What the task asks: Can you copy out the data exactly? Leave the images out.

Entries with chart source code:
## BEGIN
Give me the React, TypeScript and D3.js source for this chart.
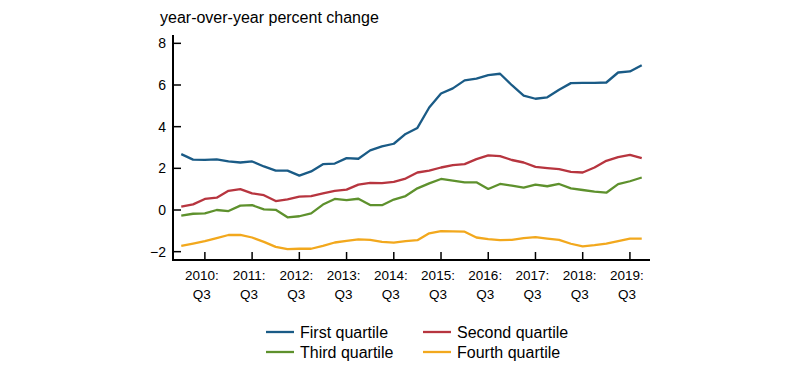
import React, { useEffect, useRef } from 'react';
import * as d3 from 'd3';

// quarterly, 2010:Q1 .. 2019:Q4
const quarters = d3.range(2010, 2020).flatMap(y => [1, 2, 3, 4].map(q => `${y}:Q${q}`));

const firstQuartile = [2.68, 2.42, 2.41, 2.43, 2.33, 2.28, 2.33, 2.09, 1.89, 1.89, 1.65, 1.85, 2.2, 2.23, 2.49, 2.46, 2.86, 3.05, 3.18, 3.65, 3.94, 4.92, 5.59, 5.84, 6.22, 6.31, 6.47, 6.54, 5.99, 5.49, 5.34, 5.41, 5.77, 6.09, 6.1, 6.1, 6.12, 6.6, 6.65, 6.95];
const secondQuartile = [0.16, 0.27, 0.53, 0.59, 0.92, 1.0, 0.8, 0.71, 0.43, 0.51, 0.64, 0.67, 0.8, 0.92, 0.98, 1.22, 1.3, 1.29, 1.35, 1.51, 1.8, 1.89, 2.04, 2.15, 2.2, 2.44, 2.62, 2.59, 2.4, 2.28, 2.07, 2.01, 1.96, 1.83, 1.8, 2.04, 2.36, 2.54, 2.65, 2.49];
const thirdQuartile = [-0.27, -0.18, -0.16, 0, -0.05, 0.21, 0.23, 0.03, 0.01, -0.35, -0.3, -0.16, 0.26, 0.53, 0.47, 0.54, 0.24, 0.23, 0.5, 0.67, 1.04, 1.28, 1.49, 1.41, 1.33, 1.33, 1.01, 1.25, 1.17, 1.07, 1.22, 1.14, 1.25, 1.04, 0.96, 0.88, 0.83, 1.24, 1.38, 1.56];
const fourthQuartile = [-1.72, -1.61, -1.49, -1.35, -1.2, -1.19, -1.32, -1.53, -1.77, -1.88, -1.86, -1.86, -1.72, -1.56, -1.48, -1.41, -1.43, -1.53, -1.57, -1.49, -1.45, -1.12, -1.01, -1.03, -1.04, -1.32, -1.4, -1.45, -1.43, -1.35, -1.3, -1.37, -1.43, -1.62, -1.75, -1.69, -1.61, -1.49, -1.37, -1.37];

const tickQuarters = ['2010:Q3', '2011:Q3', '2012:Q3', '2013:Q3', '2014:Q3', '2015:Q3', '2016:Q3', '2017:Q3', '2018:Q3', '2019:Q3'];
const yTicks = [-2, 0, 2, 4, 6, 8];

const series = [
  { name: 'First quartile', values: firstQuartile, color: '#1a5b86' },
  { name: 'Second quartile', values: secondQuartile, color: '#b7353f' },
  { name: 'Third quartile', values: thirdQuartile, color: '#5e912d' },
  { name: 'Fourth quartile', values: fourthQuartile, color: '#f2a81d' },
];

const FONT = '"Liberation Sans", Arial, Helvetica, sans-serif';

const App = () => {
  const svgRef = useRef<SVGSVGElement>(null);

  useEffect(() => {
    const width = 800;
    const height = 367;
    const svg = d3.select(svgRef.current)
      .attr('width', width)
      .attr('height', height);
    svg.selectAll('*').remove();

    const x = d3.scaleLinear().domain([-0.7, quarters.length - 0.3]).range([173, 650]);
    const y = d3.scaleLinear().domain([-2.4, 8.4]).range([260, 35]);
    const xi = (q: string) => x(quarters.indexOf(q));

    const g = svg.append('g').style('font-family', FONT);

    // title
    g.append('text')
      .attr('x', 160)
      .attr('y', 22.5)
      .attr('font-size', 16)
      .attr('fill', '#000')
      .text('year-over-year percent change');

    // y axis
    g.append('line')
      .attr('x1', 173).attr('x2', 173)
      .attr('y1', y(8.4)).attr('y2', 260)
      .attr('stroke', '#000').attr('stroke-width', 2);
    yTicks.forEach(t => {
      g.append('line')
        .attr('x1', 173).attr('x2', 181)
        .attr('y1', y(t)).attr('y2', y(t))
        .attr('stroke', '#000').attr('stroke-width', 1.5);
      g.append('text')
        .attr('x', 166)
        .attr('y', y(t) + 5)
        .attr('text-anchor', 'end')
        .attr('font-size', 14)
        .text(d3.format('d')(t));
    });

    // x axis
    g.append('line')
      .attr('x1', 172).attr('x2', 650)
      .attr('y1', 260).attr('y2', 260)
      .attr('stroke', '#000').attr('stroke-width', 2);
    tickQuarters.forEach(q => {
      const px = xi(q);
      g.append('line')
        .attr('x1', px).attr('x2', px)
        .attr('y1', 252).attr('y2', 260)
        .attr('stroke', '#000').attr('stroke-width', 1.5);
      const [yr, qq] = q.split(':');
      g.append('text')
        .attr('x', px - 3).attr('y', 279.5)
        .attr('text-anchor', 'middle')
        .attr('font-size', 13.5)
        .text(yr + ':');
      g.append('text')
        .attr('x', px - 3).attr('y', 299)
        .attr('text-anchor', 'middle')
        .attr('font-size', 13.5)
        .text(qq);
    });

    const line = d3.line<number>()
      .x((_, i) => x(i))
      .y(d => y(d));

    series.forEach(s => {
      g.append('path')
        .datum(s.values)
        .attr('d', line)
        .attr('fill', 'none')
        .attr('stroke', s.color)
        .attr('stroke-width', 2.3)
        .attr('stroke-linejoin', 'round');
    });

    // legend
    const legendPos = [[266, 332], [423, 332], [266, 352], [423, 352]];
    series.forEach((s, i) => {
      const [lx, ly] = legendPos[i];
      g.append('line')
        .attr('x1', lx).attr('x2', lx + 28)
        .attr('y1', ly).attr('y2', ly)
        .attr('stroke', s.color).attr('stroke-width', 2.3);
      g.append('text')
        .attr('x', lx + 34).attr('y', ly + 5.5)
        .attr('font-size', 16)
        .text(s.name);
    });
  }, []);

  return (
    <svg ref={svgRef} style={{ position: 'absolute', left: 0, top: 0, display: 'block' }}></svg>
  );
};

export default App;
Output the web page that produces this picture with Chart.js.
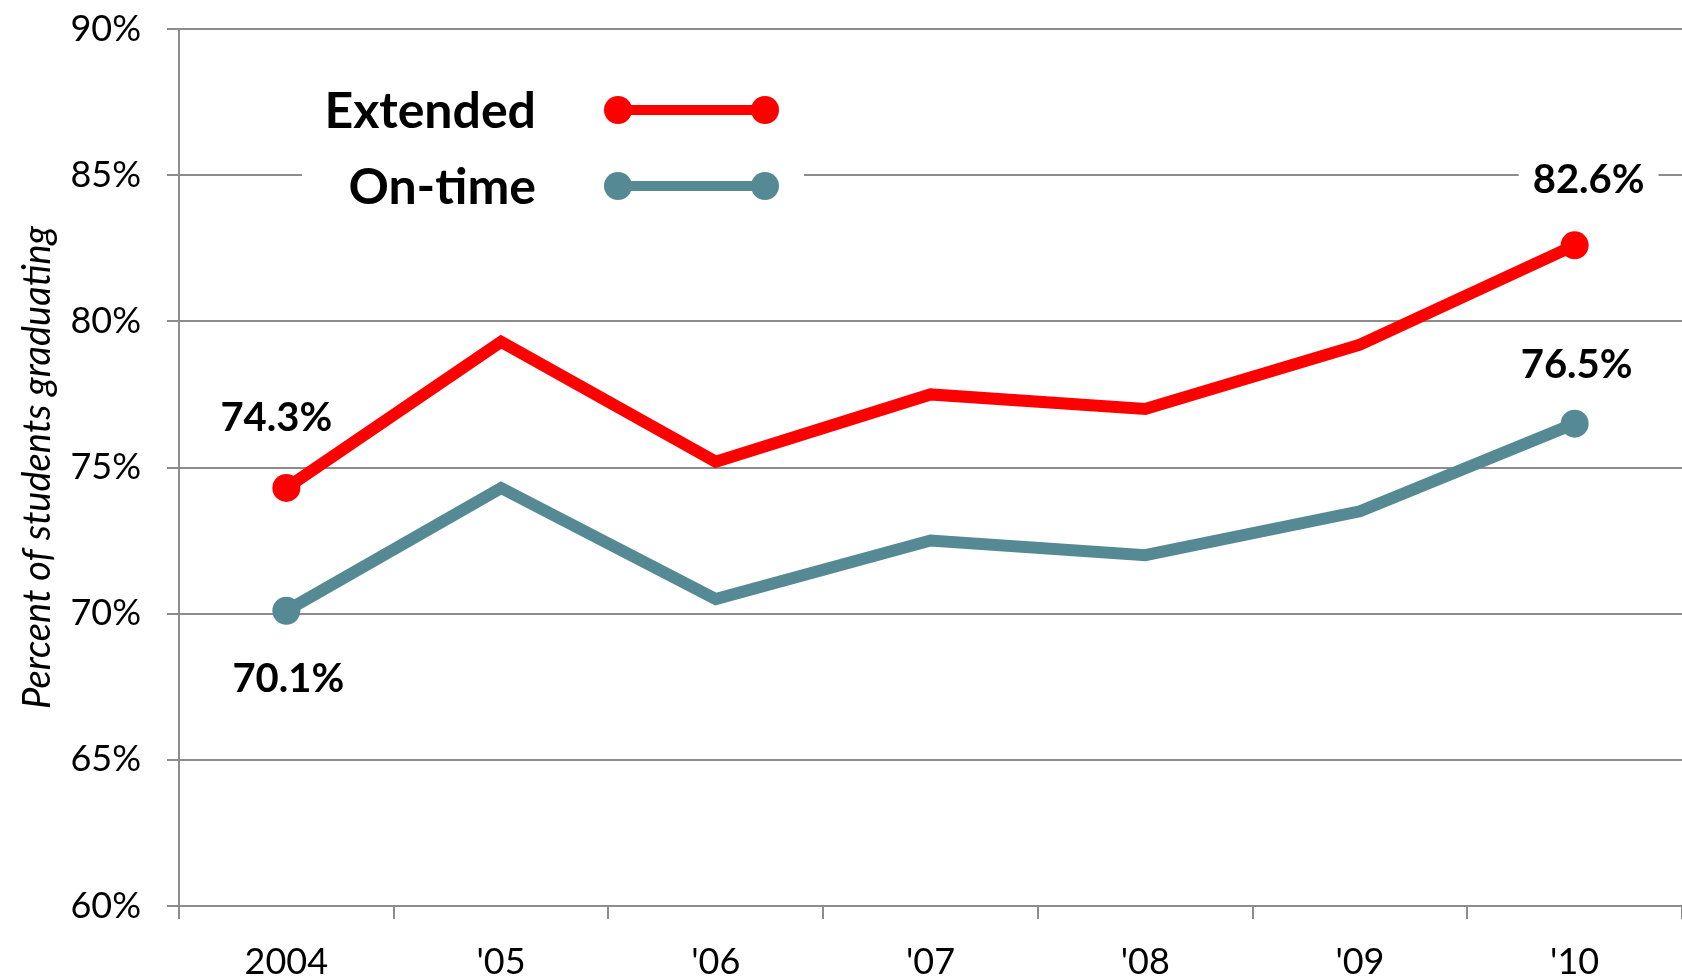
## END
Result:
Give me the React, TypeScript and D3.js source for this chart.
import React, { useEffect, useRef } from 'react';
import * as d3 from 'd3';

// quarterly, 2010:Q1 .. 2019:Q4
const quarters = d3.range(2010, 2020).flatMap(y => [1, 2, 3, 4].map(q => `${y}:Q${q}`));

const firstQuartile = [2.68, 2.42, 2.41, 2.43, 2.33, 2.28, 2.33, 2.09, 1.89, 1.89, 1.65, 1.85, 2.2, 2.23, 2.49, 2.46, 2.86, 3.05, 3.18, 3.65, 3.94, 4.92, 5.59, 5.84, 6.22, 6.31, 6.47, 6.54, 5.99, 5.49, 5.34, 5.41, 5.77, 6.09, 6.1, 6.1, 6.12, 6.6, 6.65, 6.95];
const secondQuartile = [0.16, 0.27, 0.53, 0.59, 0.92, 1.0, 0.8, 0.71, 0.43, 0.51, 0.64, 0.67, 0.8, 0.92, 0.98, 1.22, 1.3, 1.29, 1.35, 1.51, 1.8, 1.89, 2.04, 2.15, 2.2, 2.44, 2.62, 2.59, 2.4, 2.28, 2.07, 2.01, 1.96, 1.83, 1.8, 2.04, 2.36, 2.54, 2.65, 2.49];
const thirdQuartile = [-0.27, -0.18, -0.16, 0, -0.05, 0.21, 0.23, 0.03, 0.01, -0.35, -0.3, -0.16, 0.26, 0.53, 0.47, 0.54, 0.24, 0.23, 0.5, 0.67, 1.04, 1.28, 1.49, 1.41, 1.33, 1.33, 1.01, 1.25, 1.17, 1.07, 1.22, 1.14, 1.25, 1.04, 0.96, 0.88, 0.83, 1.24, 1.38, 1.56];
const fourthQuartile = [-1.72, -1.61, -1.49, -1.35, -1.2, -1.19, -1.32, -1.53, -1.77, -1.88, -1.86, -1.86, -1.72, -1.56, -1.48, -1.41, -1.43, -1.53, -1.57, -1.49, -1.45, -1.12, -1.01, -1.03, -1.04, -1.32, -1.4, -1.45, -1.43, -1.35, -1.3, -1.37, -1.43, -1.62, -1.75, -1.69, -1.61, -1.49, -1.37, -1.37];

const tickQuarters = ['2010:Q3', '2011:Q3', '2012:Q3', '2013:Q3', '2014:Q3', '2015:Q3', '2016:Q3', '2017:Q3', '2018:Q3', '2019:Q3'];
const yTicks = [-2, 0, 2, 4, 6, 8];

const series = [
  { name: 'First quartile', values: firstQuartile, color: '#1a5b86' },
  { name: 'Second quartile', values: secondQuartile, color: '#b7353f' },
  { name: 'Third quartile', values: thirdQuartile, color: '#5e912d' },
  { name: 'Fourth quartile', values: fourthQuartile, color: '#f2a81d' },
];

const FONT = '"Liberation Sans", Arial, Helvetica, sans-serif';

const App = () => {
  const svgRef = useRef<SVGSVGElement>(null);

  useEffect(() => {
    const width = 800;
    const height = 367;
    const svg = d3.select(svgRef.current)
      .attr('width', width)
      .attr('height', height);
    svg.selectAll('*').remove();

    const x = d3.scaleLinear().domain([-0.7, quarters.length - 0.3]).range([173, 650]);
    const y = d3.scaleLinear().domain([-2.4, 8.4]).range([260, 35]);
    const xi = (q: string) => x(quarters.indexOf(q));

    const g = svg.append('g').style('font-family', FONT);

    // title
    g.append('text')
      .attr('x', 160)
      .attr('y', 22.5)
      .attr('font-size', 16)
      .attr('fill', '#000')
      .text('year-over-year percent change');

    // y axis
    g.append('line')
      .attr('x1', 173).attr('x2', 173)
      .attr('y1', y(8.4)).attr('y2', 260)
      .attr('stroke', '#000').attr('stroke-width', 2);
    yTicks.forEach(t => {
      g.append('line')
        .attr('x1', 173).attr('x2', 181)
        .attr('y1', y(t)).attr('y2', y(t))
        .attr('stroke', '#000').attr('stroke-width', 1.5);
      g.append('text')
        .attr('x', 166)
        .attr('y', y(t) + 5)
        .attr('text-anchor', 'end')
        .attr('font-size', 14)
        .text(d3.format('d')(t));
    });

    // x axis
    g.append('line')
      .attr('x1', 172).attr('x2', 650)
      .attr('y1', 260).attr('y2', 260)
      .attr('stroke', '#000').attr('stroke-width', 2);
    tickQuarters.forEach(q => {
      const px = xi(q);
      g.append('line')
        .attr('x1', px).attr('x2', px)
        .attr('y1', 252).attr('y2', 260)
        .attr('stroke', '#000').attr('stroke-width', 1.5);
      const [yr, qq] = q.split(':');
      g.append('text')
        .attr('x', px - 3).attr('y', 279.5)
        .attr('text-anchor', 'middle')
        .attr('font-size', 13.5)
        .text(yr + ':');
      g.append('text')
        .attr('x', px - 3).attr('y', 299)
        .attr('text-anchor', 'middle')
        .attr('font-size', 13.5)
        .text(qq);
    });

    const line = d3.line<number>()
      .x((_, i) => x(i))
      .y(d => y(d));

    series.forEach(s => {
      g.append('path')
        .datum(s.values)
        .attr('d', line)
        .attr('fill', 'none')
        .attr('stroke', s.color)
        .attr('stroke-width', 2.3)
        .attr('stroke-linejoin', 'round');
    });

    // legend
    const legendPos = [[266, 332], [423, 332], [266, 352], [423, 352]];
    series.forEach((s, i) => {
      const [lx, ly] = legendPos[i];
      g.append('line')
        .attr('x1', lx).attr('x2', lx + 28)
        .attr('y1', ly).attr('y2', ly)
        .attr('stroke', s.color).attr('stroke-width', 2.3);
      g.append('text')
        .attr('x', lx + 34).attr('y', ly + 5.5)
        .attr('font-size', 16)
        .text(s.name);
    });
  }, []);

  return (
    <svg ref={svgRef} style={{ position: 'absolute', left: 0, top: 0, display: 'block' }}></svg>
  );
};

export default App;
Output the web page that produces this picture with Chart.js.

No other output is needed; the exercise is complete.